##### PROVIDED INFORMATION
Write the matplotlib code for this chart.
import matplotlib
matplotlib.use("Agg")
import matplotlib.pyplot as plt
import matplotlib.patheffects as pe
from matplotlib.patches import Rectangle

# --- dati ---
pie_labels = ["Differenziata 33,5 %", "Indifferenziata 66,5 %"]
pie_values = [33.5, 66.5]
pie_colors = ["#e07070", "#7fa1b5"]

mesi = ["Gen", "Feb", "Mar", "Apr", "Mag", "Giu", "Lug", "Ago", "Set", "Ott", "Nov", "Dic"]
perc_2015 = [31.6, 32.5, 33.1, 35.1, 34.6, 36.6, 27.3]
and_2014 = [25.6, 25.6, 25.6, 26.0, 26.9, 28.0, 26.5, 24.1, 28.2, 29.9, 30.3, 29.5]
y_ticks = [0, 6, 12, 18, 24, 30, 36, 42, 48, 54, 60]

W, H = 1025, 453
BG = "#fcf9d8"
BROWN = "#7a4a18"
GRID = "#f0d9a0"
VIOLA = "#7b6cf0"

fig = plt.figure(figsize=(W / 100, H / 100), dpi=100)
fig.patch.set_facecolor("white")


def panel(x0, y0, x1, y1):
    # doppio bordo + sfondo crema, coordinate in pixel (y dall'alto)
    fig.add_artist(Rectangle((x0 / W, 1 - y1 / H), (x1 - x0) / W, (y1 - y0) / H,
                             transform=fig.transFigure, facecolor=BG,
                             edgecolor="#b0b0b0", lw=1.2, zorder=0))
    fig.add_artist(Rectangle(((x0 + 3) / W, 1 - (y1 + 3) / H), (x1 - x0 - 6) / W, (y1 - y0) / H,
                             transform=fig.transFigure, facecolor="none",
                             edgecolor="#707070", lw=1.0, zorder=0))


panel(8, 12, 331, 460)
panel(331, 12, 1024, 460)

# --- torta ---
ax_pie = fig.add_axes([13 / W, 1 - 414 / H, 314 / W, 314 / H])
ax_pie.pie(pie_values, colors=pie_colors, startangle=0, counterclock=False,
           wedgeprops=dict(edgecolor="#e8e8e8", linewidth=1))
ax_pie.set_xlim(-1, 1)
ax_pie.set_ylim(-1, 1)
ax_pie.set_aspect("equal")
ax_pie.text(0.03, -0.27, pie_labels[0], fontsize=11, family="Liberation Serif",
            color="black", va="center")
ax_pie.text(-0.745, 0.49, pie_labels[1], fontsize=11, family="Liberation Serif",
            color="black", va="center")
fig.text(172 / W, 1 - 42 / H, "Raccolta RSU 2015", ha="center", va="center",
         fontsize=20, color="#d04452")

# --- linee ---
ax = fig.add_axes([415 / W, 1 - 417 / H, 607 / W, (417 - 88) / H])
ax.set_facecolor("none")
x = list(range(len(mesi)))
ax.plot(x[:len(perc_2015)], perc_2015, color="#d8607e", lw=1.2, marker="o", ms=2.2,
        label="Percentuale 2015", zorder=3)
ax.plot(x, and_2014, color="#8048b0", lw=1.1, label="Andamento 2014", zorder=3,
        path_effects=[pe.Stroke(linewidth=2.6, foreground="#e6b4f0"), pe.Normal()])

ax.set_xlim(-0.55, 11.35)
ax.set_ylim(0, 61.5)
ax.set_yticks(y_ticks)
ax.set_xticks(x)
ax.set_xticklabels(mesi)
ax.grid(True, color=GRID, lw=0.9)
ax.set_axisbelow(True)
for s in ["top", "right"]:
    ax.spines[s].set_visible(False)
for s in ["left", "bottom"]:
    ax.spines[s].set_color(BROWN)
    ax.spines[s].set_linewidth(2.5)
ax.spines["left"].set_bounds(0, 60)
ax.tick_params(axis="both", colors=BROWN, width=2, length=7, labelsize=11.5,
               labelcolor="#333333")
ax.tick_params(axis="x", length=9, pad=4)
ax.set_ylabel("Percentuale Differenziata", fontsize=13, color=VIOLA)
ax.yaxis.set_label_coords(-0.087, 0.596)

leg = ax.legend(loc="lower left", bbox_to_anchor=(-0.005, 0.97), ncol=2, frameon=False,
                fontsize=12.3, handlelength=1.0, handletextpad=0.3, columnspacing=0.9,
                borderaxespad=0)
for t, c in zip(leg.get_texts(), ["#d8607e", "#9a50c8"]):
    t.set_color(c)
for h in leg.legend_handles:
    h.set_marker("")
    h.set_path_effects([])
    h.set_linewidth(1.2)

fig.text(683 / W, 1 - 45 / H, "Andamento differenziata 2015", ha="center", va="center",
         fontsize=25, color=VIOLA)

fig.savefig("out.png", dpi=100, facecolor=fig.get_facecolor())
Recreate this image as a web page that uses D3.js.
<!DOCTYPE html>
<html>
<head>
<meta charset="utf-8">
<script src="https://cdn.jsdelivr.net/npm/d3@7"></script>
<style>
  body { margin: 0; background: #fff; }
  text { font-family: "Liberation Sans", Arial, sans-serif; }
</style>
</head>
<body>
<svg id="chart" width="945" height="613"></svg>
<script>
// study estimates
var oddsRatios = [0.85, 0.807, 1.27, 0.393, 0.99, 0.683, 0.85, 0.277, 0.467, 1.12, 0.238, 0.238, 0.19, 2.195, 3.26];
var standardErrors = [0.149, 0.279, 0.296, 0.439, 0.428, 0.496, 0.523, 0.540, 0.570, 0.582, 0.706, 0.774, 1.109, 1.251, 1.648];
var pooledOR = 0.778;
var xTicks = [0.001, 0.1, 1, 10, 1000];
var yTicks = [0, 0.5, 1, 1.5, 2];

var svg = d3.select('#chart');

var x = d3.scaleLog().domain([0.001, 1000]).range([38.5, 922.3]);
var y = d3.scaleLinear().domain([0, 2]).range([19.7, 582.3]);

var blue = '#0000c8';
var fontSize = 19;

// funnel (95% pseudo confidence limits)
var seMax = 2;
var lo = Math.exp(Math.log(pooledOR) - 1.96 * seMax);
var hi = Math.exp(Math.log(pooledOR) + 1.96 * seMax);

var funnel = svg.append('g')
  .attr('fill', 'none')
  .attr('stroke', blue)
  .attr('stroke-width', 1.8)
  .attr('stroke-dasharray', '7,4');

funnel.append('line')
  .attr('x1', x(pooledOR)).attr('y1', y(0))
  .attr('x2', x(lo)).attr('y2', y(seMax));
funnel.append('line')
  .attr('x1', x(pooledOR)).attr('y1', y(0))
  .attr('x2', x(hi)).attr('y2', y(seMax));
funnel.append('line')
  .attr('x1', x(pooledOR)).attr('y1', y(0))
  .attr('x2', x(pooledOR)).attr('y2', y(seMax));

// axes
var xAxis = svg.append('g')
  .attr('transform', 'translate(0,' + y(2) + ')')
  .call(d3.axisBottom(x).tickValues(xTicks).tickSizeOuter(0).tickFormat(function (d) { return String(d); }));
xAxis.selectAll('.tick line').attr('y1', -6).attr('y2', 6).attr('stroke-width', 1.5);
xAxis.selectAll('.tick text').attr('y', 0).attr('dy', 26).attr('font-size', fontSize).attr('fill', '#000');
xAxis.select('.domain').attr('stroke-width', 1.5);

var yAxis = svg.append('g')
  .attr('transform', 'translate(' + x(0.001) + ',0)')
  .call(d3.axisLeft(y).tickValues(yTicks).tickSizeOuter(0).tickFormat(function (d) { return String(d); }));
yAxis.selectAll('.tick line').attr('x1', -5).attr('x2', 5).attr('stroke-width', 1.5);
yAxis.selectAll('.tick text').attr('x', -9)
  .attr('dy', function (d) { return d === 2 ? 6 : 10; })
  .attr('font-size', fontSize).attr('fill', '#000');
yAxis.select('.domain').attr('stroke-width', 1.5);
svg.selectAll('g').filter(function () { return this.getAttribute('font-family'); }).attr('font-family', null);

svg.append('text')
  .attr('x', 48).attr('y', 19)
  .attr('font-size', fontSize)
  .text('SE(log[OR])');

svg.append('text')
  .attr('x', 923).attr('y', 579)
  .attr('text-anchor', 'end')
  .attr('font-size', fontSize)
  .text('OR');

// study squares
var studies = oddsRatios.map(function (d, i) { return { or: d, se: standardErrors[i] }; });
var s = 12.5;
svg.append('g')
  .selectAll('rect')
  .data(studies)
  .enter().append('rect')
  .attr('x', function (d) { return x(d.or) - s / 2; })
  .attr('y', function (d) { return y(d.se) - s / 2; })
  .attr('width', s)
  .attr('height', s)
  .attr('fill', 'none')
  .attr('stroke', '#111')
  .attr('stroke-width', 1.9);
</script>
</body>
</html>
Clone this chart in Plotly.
##########
[WHAT YOU NEED TO DO] Beginning at the first line of the records, give again each line exactly as written, ending with the line that contains "panel(331, 12, 1024, 460)".

[SOLUTION TO THE EXERCISE]
Write the matplotlib code for this chart.
import matplotlib
matplotlib.use("Agg")
import matplotlib.pyplot as plt
import matplotlib.patheffects as pe
from matplotlib.patches import Rectangle

# --- dati ---
pie_labels = ["Differenziata 33,5 %", "Indifferenziata 66,5 %"]
pie_values = [33.5, 66.5]
pie_colors = ["#e07070", "#7fa1b5"]

mesi = ["Gen", "Feb", "Mar", "Apr", "Mag", "Giu", "Lug", "Ago", "Set", "Ott", "Nov", "Dic"]
perc_2015 = [31.6, 32.5, 33.1, 35.1, 34.6, 36.6, 27.3]
and_2014 = [25.6, 25.6, 25.6, 26.0, 26.9, 28.0, 26.5, 24.1, 28.2, 29.9, 30.3, 29.5]
y_ticks = [0, 6, 12, 18, 24, 30, 36, 42, 48, 54, 60]

W, H = 1025, 453
BG = "#fcf9d8"
BROWN = "#7a4a18"
GRID = "#f0d9a0"
VIOLA = "#7b6cf0"

fig = plt.figure(figsize=(W / 100, H / 100), dpi=100)
fig.patch.set_facecolor("white")


def panel(x0, y0, x1, y1):
    # doppio bordo + sfondo crema, coordinate in pixel (y dall'alto)
    fig.add_artist(Rectangle((x0 / W, 1 - y1 / H), (x1 - x0) / W, (y1 - y0) / H,
                             transform=fig.transFigure, facecolor=BG,
                             edgecolor="#b0b0b0", lw=1.2, zorder=0))
    fig.add_artist(Rectangle(((x0 + 3) / W, 1 - (y1 + 3) / H), (x1 - x0 - 6) / W, (y1 - y0) / H,
                             transform=fig.transFigure, facecolor="none",
                             edgecolor="#707070", lw=1.0, zorder=0))


panel(8, 12, 331, 460)
panel(331, 12, 1024, 460)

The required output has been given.